Aim → Give the count of lines containing the string "chart", with no other output.

━━━━━━

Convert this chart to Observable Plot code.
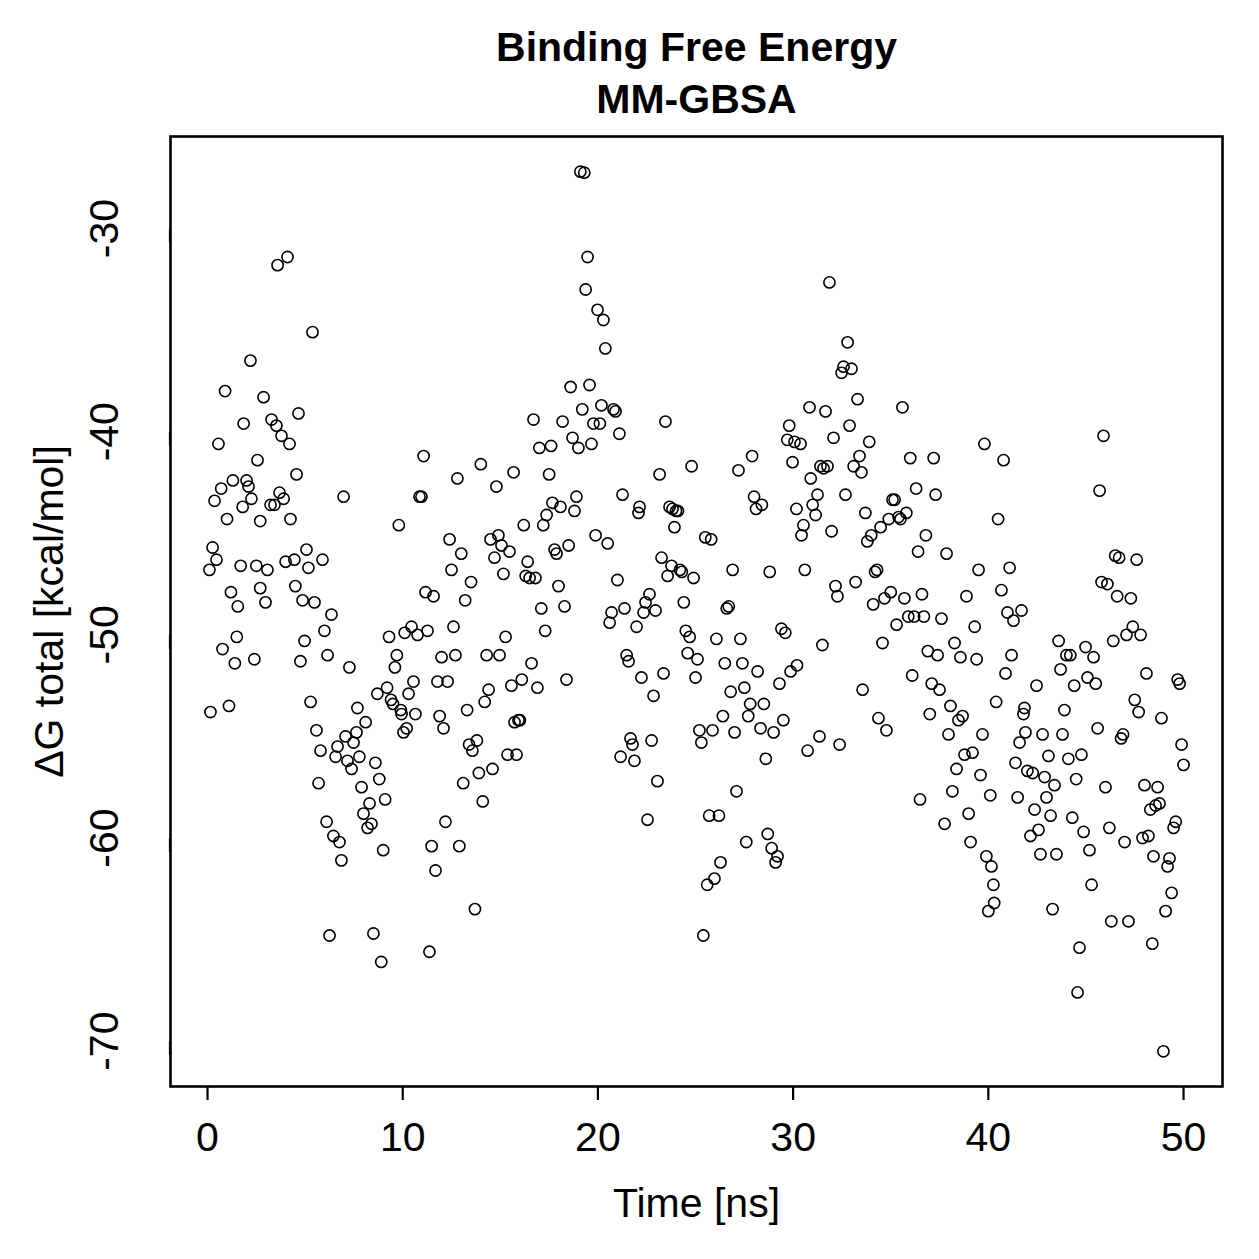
<!DOCTYPE html>
<html>
<head>
<meta charset="utf-8">
<script src="https://cdn.jsdelivr.net/npm/d3@7"></script>
<script src="https://cdn.jsdelivr.net/npm/@observablehq/plot@0.6"></script>
<style>
  html, body { margin: 0; padding: 0; background: #fff; }
  #chart svg { display: block; }
</style>
</head>
<body>
<div id="chart"></div>
<script>
// MM-GBSA binding free energy sampled along the trajectory
const titleLines = ["Binding Free Energy", "MM-GBSA"];
const xLabel = "Time [ns]";
const yLabel = "\u0394G total [kcal/mol]";
const xTicks = [0, 10, 20, 30, 40, 50];
const yTicks = [-30, -40, -50, -60, -70];

// simulation time (ns)
const time = [
  0.1, 0.26, 0.15, 0.36, 0.46, 0.56, 0.7, 0.77, 0.9, 1.0, 1.1, 1.2, 1.3, 1.4, 1.5, 1.55, 1.7, 1.8, 1.85, 2.0,
  2.1, 2.2, 2.25, 2.4, 2.5, 2.56, 2.7, 2.7, 2.87, 2.97, 3.07, 3.23, 3.28, 3.43, 3.53, 3.59, 3.69, 3.79, 3.9, 4.1,
  4.0, 4.2, 4.25, 4.45, 4.5, 4.56, 4.66, 4.76, 4.87, 4.97, 5.07, 5.17, 5.28, 5.38, 5.48, 5.58, 5.69, 5.79, 5.89, 5.99,
  6.1, 6.15, 6.25, 6.35, 6.45, 6.56, 6.66, 6.76, 6.86, 6.97, 7.07, 7.17, 7.27, 7.38, 7.48, 7.63, 7.68, 7.78, 7.89, 7.99,
  8.1, 8.2, 8.3, 8.4, 8.5, 8.6, 8.7, 8.8, 8.9, 9.0, 9.1, 9.2, 9.3, 9.4, 9.5, 9.6, 9.7, 9.8, 9.9, 9.94,
  10.04, 10.1, 10.2, 10.3, 10.45, 10.55, 10.65, 10.76, 10.86, 10.96, 11.07, 11.17, 11.27, 11.37, 11.48, 11.58, 11.68, 11.78, 11.89, 11.99,
  12.09, 12.19, 12.3, 12.4, 12.5, 12.6, 12.7, 12.8, 12.9, 13.0, 13.1, 13.2, 13.3, 13.4, 13.5, 13.57, 13.7, 13.8, 13.9, 14.0,
  14.1, 14.2, 14.3, 14.4, 14.5, 14.6, 14.7, 14.8, 14.9, 14.96, 15.06, 15.16, 15.27, 15.37, 15.47, 15.57, 15.68, 15.73, 15.83, 15.93,
  16.0, 16.1, 16.2, 16.3, 16.4, 16.5, 16.6, 16.7, 16.8, 16.9, 17.0, 17.1, 17.2, 17.3, 17.37, 17.5, 17.6, 17.67, 17.78, 17.88,
  17.98, 18.08, 18.19, 18.29, 18.39, 18.5, 18.6, 18.7, 18.8, 18.9, 19.0, 19.1, 19.2, 19.3, 19.37, 19.47, 19.57, 19.67, 19.77, 19.88,
  19.98, 20.1, 20.18, 20.28, 20.38, 20.5, 20.6, 20.7, 20.8, 20.9, 21.0, 21.1, 21.16, 21.26, 21.36, 21.47, 21.57, 21.67, 21.77, 21.87,
  21.98, 22.08, 22.13, 22.23, 22.34, 22.44, 22.54, 22.64, 22.75, 22.85, 22.95, 23.05, 23.16, 23.26, 23.36, 23.46, 23.57, 23.67, 23.77, 23.82,
  23.92, 24.0, 24.1, 24.2, 24.3, 24.4, 24.5, 24.6, 24.7, 24.8, 24.9, 25.0, 25.1, 25.2, 25.3, 25.4, 25.5, 25.6, 25.7, 25.8,
  25.87, 25.97, 26.07, 26.2, 26.28, 26.4, 26.5, 26.6, 26.7, 26.8, 26.9, 27.0, 27.1, 27.2, 27.3, 27.4, 27.5, 27.6, 27.7, 27.8,
  27.9, 28.0, 28.1, 28.18, 28.33, 28.4, 28.5, 28.6, 28.7, 28.8, 28.9, 29.0, 29.1, 29.2, 29.3, 29.4, 29.5, 29.6, 29.7, 29.8,
  29.87, 29.97, 30.07, 30.17, 30.2, 30.38, 30.43, 30.53, 30.6, 30.74, 30.84, 30.9, 31.0, 31.15, 31.25, 31.35, 31.4, 31.5, 31.56, 31.66,
  31.76, 31.86, 31.97, 32.07, 32.17, 32.27, 32.38, 32.48, 32.58, 32.68, 32.79, 32.89, 32.99, 33.1, 33.2, 33.3, 33.4, 33.5, 33.56, 33.7,
  33.8, 33.9, 34.0, 34.1, 34.2, 34.3, 34.37, 34.48, 34.58, 34.68, 34.78, 34.9, 35.0, 35.09, 35.2, 35.3, 35.4, 35.5, 35.6, 35.7,
  35.8, 35.9, 36.0, 36.1, 36.2, 36.3, 36.4, 36.5, 36.6, 36.7, 36.8, 36.9, 37.0, 37.1, 37.2, 37.3, 37.4, 37.5, 37.6, 37.76,
  37.86, 37.96, 38.06, 38.16, 38.27, 38.37, 38.47, 38.57, 38.68, 38.78, 38.88, 38.99, 39.09, 39.19, 39.3, 39.4, 39.5, 39.6, 39.7, 39.8,
  39.9, 40.0, 40.1, 40.16, 40.26, 40.3, 40.4, 40.5, 40.67, 40.78, 40.88, 40.98, 41.09, 41.19, 41.29, 41.39, 41.5, 41.6, 41.7, 41.8,
  41.85, 41.9, 42.0, 42.16, 42.27, 42.37, 42.47, 42.57, 42.67, 42.78, 42.88, 42.98, 43.08, 43.19, 43.29, 43.39, 43.49, 43.6, 43.7, 43.8,
  43.9, 44.0, 44.1, 44.2, 44.3, 44.4, 44.5, 44.57, 44.67, 44.77, 44.88, 44.98, 45.08, 45.18, 45.29, 45.39, 45.5, 45.6, 45.7, 45.8,
  45.9, 46.0, 46.1, 46.2, 46.3, 46.4, 46.5, 46.6, 46.7, 46.8, 46.9, 46.98, 47.08, 47.18, 47.3, 47.4, 47.5, 47.6, 47.7, 47.8,
  47.9, 48.0, 48.1, 48.2, 48.3, 48.4, 48.46, 48.57, 48.67, 48.77, 48.87, 48.97, 49.08, 49.18, 49.28, 49.39, 49.49, 49.6, 49.7, 49.8,
  49.9, 50.0
];

// total binding free energy (kcal/mol)
const deltaG = [
  -46.8, -45.7, -53.8, -43.4, -46.3, -40.6, -42.8, -50.7, -38.0, -44.3, -53.5, -47.9, -42.4, -51.4, -50.1, -48.6, -46.6, -43.7, -39.6, -42.4,
  -42.7, -36.5, -43.3, -51.2, -46.6, -41.4, -44.4, -47.7, -38.3, -48.4, -46.8, -43.6, -39.4, -43.6, -39.7, -31.8, -43.0, -40.2, -43.3, -31.4,
  -46.4, -40.6, -44.3, -46.3, -47.6, -42.1, -39.1, -51.3, -48.3, -50.3, -45.8, -46.7, -53.3, -35.1, -48.4, -54.7, -57.3, -55.7, -46.3, -49.8,
  -59.2, -51.0, -64.8, -49.0, -59.9, -56.0, -55.5, -60.2, -61.1, -43.2, -55.0, -56.2, -51.6, -56.6, -55.3, -54.8, -53.6, -56.0, -57.5, -58.8,
  -54.3, -59.5, -58.3, -59.3, -64.7, -56.3, -52.9, -57.1, -66.1, -60.6, -58.1, -52.6, -50.1, -53.2, -53.4, -51.6, -51.0, -44.6, -53.7, -53.9,
  -54.8, -49.9, -54.6, -52.9, -49.6, -52.3, -53.9, -50.0, -43.2, -43.2, -41.2, -47.9, -49.8, -65.6, -60.4, -48.1, -61.6, -52.3, -54.0, -51.1,
  -54.6, -59.2, -52.3, -45.3, -46.8, -49.6, -51.0, -42.3, -60.4, -46.0, -57.3, -48.3, -53.7, -55.4, -47.4, -55.7, -63.5, -55.2, -56.8, -41.6,
  -58.2, -53.3, -51.0, -52.7, -45.3, -56.6, -46.2, -42.7, -45.1, -51.0, -45.6, -47.0, -50.1, -55.9, -45.9, -52.5, -42.0, -54.3, -55.9, -54.2,
  -54.2, -52.2, -44.6, -47.1, -46.4, -47.2, -51.4, -39.4, -47.2, -52.6, -40.8, -48.7, -44.6, -49.8, -44.1, -42.1, -40.7, -43.5, -45.8, -46.0,
  -47.6, -43.7, -39.5, -48.6, -52.2, -45.6, -37.8, -40.3, -43.9, -43.2, -40.8, -27.2, -38.9, -27.25, -33.0, -31.4, -37.7, -40.6, -39.6, -45.1,
  -34.0, -39.6, -38.7, -34.5, -35.9, -45.5, -49.4, -48.9, -38.9, -39.0, -47.3, -40.1, -56.0, -43.1, -48.7, -51.0, -51.3, -55.1, -55.4, -56.2,
  -49.6, -44.0, -43.7, -52.1, -48.9, -48.4, -59.1, -48.0, -55.2, -53.0, -48.8, -57.2, -42.1, -46.2, -51.9, -39.5, -47.1, -43.7, -46.6, -43.8,
  -44.7, -43.9, -43.9, -46.8, -46.9, -48.4, -49.8, -50.9, -50.1, -41.7, -47.2, -52.1, -51.2, -54.7, -55.3, -64.8, -45.2, -62.3, -58.9, -45.3,
  -54.7, -62.0, -50.2, -58.9, -61.2, -54.0, -51.4, -48.7, -48.6, -52.8, -46.8, -54.8, -57.7, -41.9, -50.2, -51.4, -52.6, -60.2, -54.0, -53.4,
  -41.2, -43.2, -43.8, -51.8, -54.6, -43.6, -53.4, -56.1, -59.8, -46.9, -60.5, -54.8, -61.2, -60.9, -52.4, -49.7, -54.2, -49.9, -40.4, -39.7,
  -51.8, -41.5, -40.5, -43.8, -51.5, -40.6, -45.1, -44.6, -46.8, -55.7, -38.8, -42.3, -43.6, -44.1, -43.1, -55.0, -41.7, -50.5, -41.8, -39.0,
  -41.7, -32.65, -44.9, -40.3, -47.6, -48.1, -55.4, -37.1, -36.8, -43.1, -35.6, -39.7, -36.9, -41.7, -47.4, -38.4, -41.2, -42.0, -52.7, -44.0,
  -45.4, -40.5, -45.1, -48.5, -46.9, -46.8, -54.1, -44.7, -50.4, -48.2, -54.7, -44.3, -47.9, -43.35, -43.35, -49.5, -44.2, -44.3, -38.8, -48.2,
  -44.0, -49.1, -41.3, -52.0, -49.1, -42.8, -45.9, -58.1, -48.0, -49.1, -45.1, -50.8, -53.9, -52.4, -41.3, -43.1, -51.0, -52.7, -49.2, -59.3,
  -46.0, -54.9, -53.5, -57.7, -50.4, -56.6, -54.2, -51.1, -54.0, -55.9, -48.1, -58.8, -60.2, -55.8, -49.6, -51.2, -46.8, -56.9, -54.9, -40.6,
  -60.9, -63.6, -57.9, -61.4, -62.3, -63.2, -53.3, -44.3, -47.8, -41.4, -51.9, -48.9, -46.7, -51.0, -49.3, -56.3, -58.0, -55.3, -48.8, -53.9,
  -53.6, -54.8, -56.7, -59.9, -56.8, -58.6, -52.5, -59.6, -60.8, -54.9, -57.0, -58.0, -55.96, -58.9, -63.5, -57.4, -60.8, -50.3, -51.7, -54.9,
  -53.7, -51.0, -56.1, -51.0, -59.0, -52.5, -57.1, -67.6, -65.4, -55.9, -59.7, -50.6, -52.1, -60.6, -62.3, -51.1, -52.4, -54.6, -42.9, -47.4,
  -40.2, -57.5, -47.5, -59.5, -64.1, -50.3, -46.1, -48.1, -46.2, -55.1, -54.9, -60.2, -50.0, -64.1, -48.2, -49.6, -53.2, -46.3, -53.8, -50.0,
  -60.0, -57.4, -51.9, -59.9, -58.6, -65.2, -60.9, -58.4, -57.5, -58.3, -54.1, -70.5, -63.6, -61.4, -61.0, -62.7, -59.5, -59.2, -52.2, -52.4,
  -55.4, -56.4
];

const data = time.map((t, i) => ({time: t, dg: deltaG[i]}));

// padded data range (4% on each side), the classic base-graphics convention
const pad = ([lo, hi]) => { const d = (hi - lo) * 0.04; return [lo - d, hi + d]; };
const xDomain = pad(d3.extent(time));
const yDomain = pad(d3.extent(deltaG));

const font = "'Liberation Sans', Arial, Helvetica, sans-serif";
const fs = 41;
const plain = (d) => String(d); // hyphen-minus for negative ticks

const chart = Plot.plot({
  width: 1259,
  height: 1259,
  marginLeft: 170,
  marginRight: 37,
  marginTop: 136,
  marginBottom: 173,
  style: {fontFamily: font, color: "#000", background: "#fff"},
  x: {domain: xDomain},
  y: {domain: yDomain},
  marks: [
    Plot.frame({stroke: "#000", strokeWidth: 2.6}),
    Plot.axisX({
      ticks: xTicks, tickSize: 14, tickPadding: 21, tickFormat: plain,
      fontSize: fs, strokeWidth: 2.2,
      label: xLabel, labelAnchor: "center", labelArrow: "none", labelOffset: 130
    }),
    Plot.axisY({
      ticks: yTicks, tickSize: 14, tickPadding: 52, tickFormat: plain,
      fontSize: fs, strokeWidth: 2.2, rotate: -90, textAnchor: "middle",
      label: yLabel, labelAnchor: "center", labelArrow: "none", labelOffset: 137
    }),
    Plot.dot(data, {x: "time", y: "dg", r: 5.6, stroke: "#000", strokeWidth: 1.6, fill: "none"}),
    Plot.text([titleLines[0]], {frameAnchor: "top", dy: -105, fontSize: fs, fontWeight: "bold", fill: "#000"}),
    Plot.text([titleLines[1]], {frameAnchor: "top", dy: -53, fontSize: fs, fontWeight: "bold", fill: "#000"})
  ]
});

document.getElementById("chart").appendChild(chart);
</script>
</body>
</html>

━━━━━━

Solution for this exercise → 5